Energy prices for the manufacture of glass have played a role in the shortage, as has the ongoing conflict in Ukraine, which supplies German brewers with glass.
Russian blockades of Ukrainian ports have also hampered exports out of the country, threatening a global food crisis that could become catastrophic.
"It is deadly for small brewers," Stefan Fritsche, who runs a German brewery, told the Times, citing difficulties in getting customers to lug their empty crates back to the stores.
In a statement sent to Insider, general manager of the German Brewers' Association, Holger Eichele, said the shortages were "indirectly related" to the conflict in Ukraine.
"It is a fact that unfortunately several glass factories in Ukraine have been destroyed by Russian attacks or had to close down and therefore can no longer deliver to Western Europe. This has increased the overall demand for glass products and glass containers in Germany as well," the statement added.
Eichele also cited reduced activity at factories as a result of rising energy costs as a reason for the shortages, which was also pushing up the price of glass bottles.
Breweries without supply contracts are paying 80% - 90% more for new bottles than they did last year, Eichele added in the statement.
The manager said there was no indication that beer production would be curbed, but added that it was becoming harder for brewers to "maintain the supply chain."
Breweries are tapping into Germany's deposit system to encourage more customers to return their empties.
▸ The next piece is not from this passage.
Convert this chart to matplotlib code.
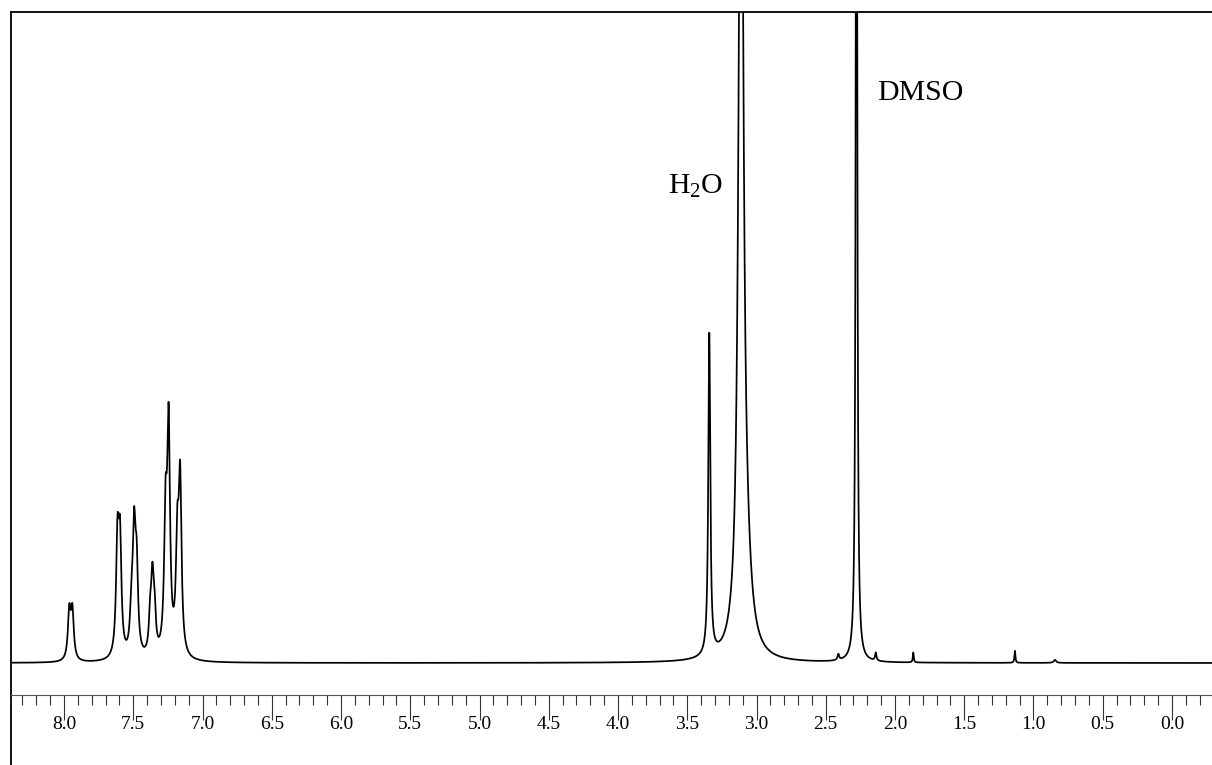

Under the system, buyers pay a deposit of either 8 or 15 euro cents (around $0.08 - $0.15) for a returnable glass bottle, which they can later claim back, often in the form of store vouchers.
Most people allow bottles to accumulate before returning them and redeeming their money in one go.
"The climate-friendly reusable system in Germany is unique in the world. Unfortunately, it is also uniquely expensive at present," Eichele said.
Some breweries have thought about upping the surcharge to persuade more people to return their empties, while other have been forced to increase the price of a crate of beer, the Times added.
"Every empty crate that comes back prevents us from having to buy a new one," a representative for one brewery told The Times.
The conflict has also increased the cost of other commodities and raw materials produced in Russia and Ukraine. This includes fertilizer, wheat, and sunflower oil — as supplies from both countries have been slashed.